第二話 赤い尾ひれの魚

四月中旬といえば水生昆虫も活発に飛び交い、石をはぐればカゲロウの幼虫がわらわらとはい回り、ニンフだろうがドライだろうがとにかく楽しく釣りが出来る季節だ。水生昆虫の観察もしたいところだが本分の釣りが最優先で、釣果が余裕先行とでもならない限りなかなかじっくり虫を見るところまではいかない。しかも当然週末ともなるとメジャーな川の目ぼしい入渓ポイントには釣り師とおぼしき車が早朝から停っている。

それでも折角の休みに出かけてきたのだから魚の顔は見て帰りたい。で、この季節にはまだ早いかと思われる上流域へ車を走らせた。もちろん上流へ向かえばほかの釣り師がいない訳ではないが、運良くこの日向かった支流にはまだ誰も入っていないようだった。

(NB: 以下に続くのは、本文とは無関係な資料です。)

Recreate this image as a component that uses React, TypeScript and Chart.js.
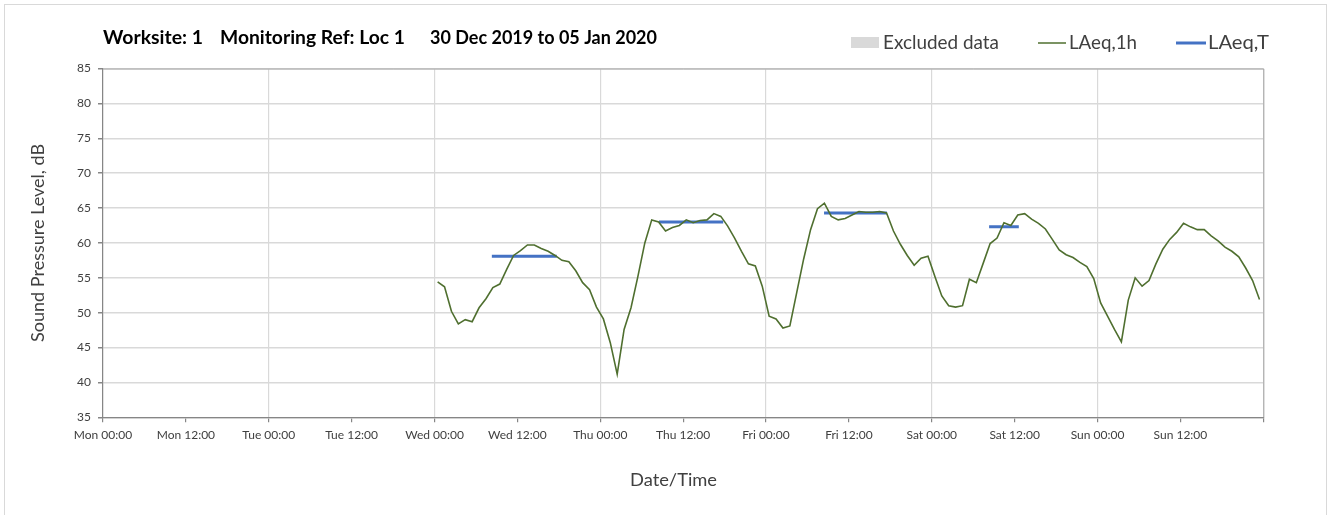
import React, { useEffect, useRef } from "react";
import { Chart, registerables } from "chart.js";

Chart.register(...registerables);

// ---- Data ----
const xTickLabels = [
  "Mon 00:00", "Mon 12:00", "Tue 00:00", "Tue 12:00", "Wed 00:00", "Wed 12:00",
  "Thu 00:00", "Thu 12:00", "Fri 00:00", "Fri 12:00", "Sat 00:00", "Sat 12:00",
  "Sun 00:00", "Sun 12:00",
];
const yTicks = [35, 40, 45, 50, 55, 60, 65, 70, 75, 80, 85];

// hourly LAeq,1h values, Wed 00:00 .. Sun 23:00
const firstHour = 48.45; // hours after Mon 00:00 of the first hourly point
const laeq1hWed = [54.4, 53.7, 50.2, 48.4, 49.0, 48.7, 50.7, 52.0, 53.6, 54.1, 56.2, 58.2, 58.9, 59.7, 59.7, 59.2, 58.8, 58.2, 57.5, 57.3, 56.0, 54.3, 53.3, 50.8];
const laeq1hThu = [49.1, 45.7, 41.2, 47.6, 50.7, 55.2, 60.0, 63.3, 63.0, 61.7, 62.2, 62.5, 63.3, 62.9, 63.2, 63.3, 64.2, 63.8, 62.4, 60.7, 58.8, 57.0, 56.7, 53.8];
const laeq1hFri = [49.5, 49.1, 47.8, 48.1, 52.9, 57.7, 61.9, 64.9, 65.7, 63.8, 63.3, 63.5, 64.0, 64.5, 64.4, 64.4, 64.5, 64.3, 61.7, 59.8, 58.2, 56.8, 57.8, 58.1];
const laeq1hSat = [55.2, 52.4, 51.0, 50.8, 51.0, 54.8, 54.3, 57.1, 59.9, 60.7, 62.9, 62.5, 64.0, 64.2, 63.4, 62.8, 62.0, 60.5, 59.0, 58.3, 57.9, 57.2, 56.6, 54.9];
const laeq1hSun = [51.4, 49.5, 47.6, 45.8, 51.8, 55.0, 53.8, 54.6, 57.0, 59.1, 60.5, 61.5, 62.8, 62.3, 61.9, 61.9, 61.0, 60.3, 59.4, 58.8, 58.0, 56.4, 54.6, 51.9];

// LAeq,T periods (hours after Mon 00:00)
const ltStart = [56.3, 80.5, 104.4, 128.3];
const ltEnd = [65.7, 89.8, 113.5, 132.6];
const ltValues = [58.1, 63.0, 64.3, 62.3];

const FONT = "Lato, 'Open Sans', sans-serif";
const TEXT = "#404040";

function fitText(c: CanvasRenderingContext2D, text: string, x: number, y: number, w: number) {
  const m = c.measureText(text).width;
  c.save();
  c.translate(x, y);
  c.scale(w / m, 1);
  c.fillText(text, 0, 0);
  c.restore();
}

export default function App() {
  const ref = useRef<HTMLCanvasElement | null>(null);

  useEffect(() => {
    const canvas = ref.current;
    if (!canvas) return;

    const hourly = [...laeq1hWed, ...laeq1hThu, ...laeq1hFri, ...laeq1hSat, ...laeq1hSun];
    const hourlyPts = hourly.map((v, i) => ({ x: firstHour + i, y: v }));
    const ltPts: { x: number; y: number | null }[] = [];
    ltValues.forEach((v, i) => {
      ltPts.push({ x: ltStart[i], y: v });
      ltPts.push({ x: ltEnd[i], y: v });
      ltPts.push({ x: (ltEnd[i] + (ltStart[i + 1] ?? ltEnd[i] + 2)) / 2, y: null });
    });

    const decor = {
      id: "decor",
      afterDraw(chart: any) {
        const c = chart.ctx as CanvasRenderingContext2D;
        const a = chart.chartArea;
        c.save();
        // outer frame
        c.strokeStyle = "#d9d9d9";
        c.lineWidth = 1;
        c.strokeRect(4.5, 4.5, 1322, 530);
        // top/right plot border
        c.strokeStyle = "#a6a6a6";
        c.beginPath();
        c.moveTo(a.left, a.top + 0.5);
        c.lineTo(a.right + 0.5, a.top + 0.5);
        c.lineTo(a.right + 0.5, a.bottom);
        c.stroke();

        // title
        c.fillStyle = "#000";
        c.textBaseline = "middle";
        c.textAlign = "left";
        c.font = `bold 18px ${FONT}`;
        fitText(c, "Worksite: 1", 103, 38, 100);
        fitText(c, "Monitoring Ref: Loc 1", 220, 38, 185);
        fitText(c, "30 Dec 2019 to 05 Jan 2020", 430, 38, 227);

        // legend
        c.font = `19px ${FONT}`;
        c.fillStyle = "#d9d9d9";
        c.fillRect(851, 37, 28, 11);
        c.fillStyle = TEXT;
        fitText(c, "Excluded data", 883, 43, 116);
        c.strokeStyle = "#4f6f2f";
        c.lineWidth = 1.5;
        c.beginPath();
        c.moveTo(1038, 43);
        c.lineTo(1066, 43);
        c.stroke();
        fitText(c, "LAeq,1h", 1069, 43, 68);
        c.strokeStyle = "#4472c4";
        c.lineWidth = 3;
        c.beginPath();
        c.moveTo(1176, 43);
        c.lineTo(1206, 43);
        c.stroke();
        fitText(c, "LAeq,T", 1208, 43, 61);

        // axis titles
        c.font = `18px ${FONT}`;
        c.textAlign = "left";
        fitText(c, "Date/Time", 630, 480, 87);
        c.translate(38, (a.top + a.bottom) / 2);
        c.rotate(-Math.PI / 2);
        fitText(c, "Sound Pressure Level, dB", -99, 0, 198);
        c.restore();
      },
    };

    const chart = new Chart(canvas, {
      type: "line",
      data: {
        datasets: [
          {
            label: "LAeq,1h",
            data: hourlyPts,
            borderColor: "#4f6f2f",
            borderWidth: 1.6,
            pointRadius: 0,
            tension: 0,
          },
          {
            label: "LAeq,T",
            data: ltPts as any,
            borderColor: "#4472c4",
            borderWidth: 3,
            pointRadius: 0,
            spanGaps: false,
          },
        ],
      },
      options: {
        responsive: false,
        animation: false,
        events: [],
        layout: { padding: { top: 68.5, left: 0, right: 69.7, bottom: 0 } },
        plugins: { legend: { display: false }, tooltip: { enabled: false }, title: { display: false } },
        scales: {
          x: {
            type: "linear",
            min: 0,
            max: 168,
            afterFit: (s: any) => { s.height = 515 - 417.3; },
            afterBuildTicks: (s: any) => {
              const t = [];
              for (let i = 0; i <= xTickLabels.length; i++) t.push({ value: i * 12 });
              s.ticks = t;
            },
            ticks: {
              autoSkip: false,
              maxRotation: 0,
              minRotation: 0,
              padding: 6,
              color: TEXT,
              font: { family: FONT, size: 12 },
              callback: (v: any) => xTickLabels[Math.round(Number(v) / 12)] ?? "",
            },
            grid: {
              color: (ctx: any) => (ctx.tick && ctx.tick.value % 24 === 0 ? "#d9d9d9" : "rgba(0,0,0,0)"),
              tickColor: "#868686",
              tickLength: 5,
              lineWidth: 1.2,
            },
            border: { color: "#868686", width: 1.2 },
          },
          y: {
            min: 35,
            max: 85,
            afterFit: (s: any) => { s.width = 103; },
            afterBuildTicks: (s: any) => { s.ticks = yTicks.map((v) => ({ value: v })); },
            ticks: {
              padding: 7,
              color: TEXT,
              font: { family: FONT, size: 12 },
            },
            grid: { color: "#d9d9d9", tickColor: "#868686", tickLength: 5, lineWidth: 1.5 },
            border: { color: "#868686", width: 1.2 },
          },
        },
      },
      plugins: [decor],
    });
    return () => chart.destroy();
  }, []);

  return (
    <div style={{ position: "absolute", left: 0, top: 0, width: 1333, height: 515, background: "#fff" }}>
      <canvas ref={ref} width={1333} height={515} style={{ width: 1333, height: 515, display: "block" }} />
    </div>
  );
}
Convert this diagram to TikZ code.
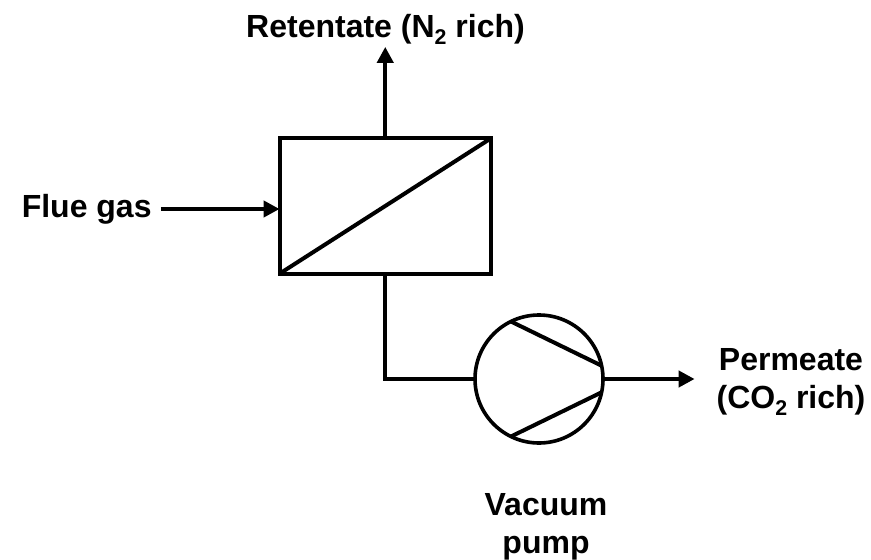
\documentclass[tikz,border=0pt]{standalone}
\usepackage{fontspec}
\setmainfont{Liberation Sans}
\usetikzlibrary{positioning,arrows.meta}

\newcommand{\subtwo}{\raisebox{-.22em}{\fontsize{16}{16}\selectfont 2}}

\begin{document}
\begin{tikzpicture}[
			x=.75pt,y=-.75pt,
			line width=3pt,
			>={Triangle[length=12pt,width=12pt]},
			unit/.style={
					draw,
					outer sep=0pt,
					inner sep=0pt
				},
			stream/.style={
					align=center,
					font=\fontsize{24}{28.8}\selectfont\bfseries,
					inner sep=0pt
				}
		]

		\useasboundingbox (0,0) rectangle (871,560);

		\node (membrane) [unit,minimum width=158.5pt,minimum height=101.5pt] at (385.25,206) {};

		\node (pump) [unit,circle,line width=2.7pt,minimum size=96pt] at (539,379) {};

		\node (retentate) [stream] at (385.5,29) {Retentate (N\subtwo{} rich)};
		\coordinate (retout) at ([yshift=68.6pt]membrane.north);

		\node (flue) [stream,left=89pt of membrane,yshift=-2.25pt,inner xsep=5.5pt] {Flue gas};

		\node (permeate) [stream,inner xsep=15pt] at (791,382)
		{Permeate\\(CO\subtwo{} rich)};

		\node (vacuum) [stream] at (546,527) {Vacuum\\pump};

		% membrane and pump blades
		\draw (membrane.south west) -- (membrane.north east);
		\draw (pump.116) -- (pump.12);
		\draw (pump.-116) -- (pump.-12);

		\draw[->] (membrane.north) -- (retout);
		\draw[->] (flue.east) -- (flue.east -| membrane.west);
		\draw (membrane.south) |- (pump.west);
		\draw[->] (pump.east) -- (pump.east -| permeate.west);

	\end{tikzpicture}
\end{document}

しかし、四月からこんな(左の写真)細い支流で釣りをせざるを得ないとは。それでも釣り支度を済ませるとそんな事は気にもとめず川に降りた。
シーズン初期はやっぱりアマゴかヤマメを釣る事が多いが、この支流はゴギの区間だった。そして今年の初ゴギが早々と掛かったのは川に降りて5分後だった。
23cmのゴギだったが、きれいな斑点にしっかり太い魚体で、更には見事にとんがり、しかも赤く染まった尾ひれが目を引いた。
季節や環境の条件とか個体差で魚体の色も千差万別なのはわかるが、こんな色の尾ひれのゴギは初めて見た。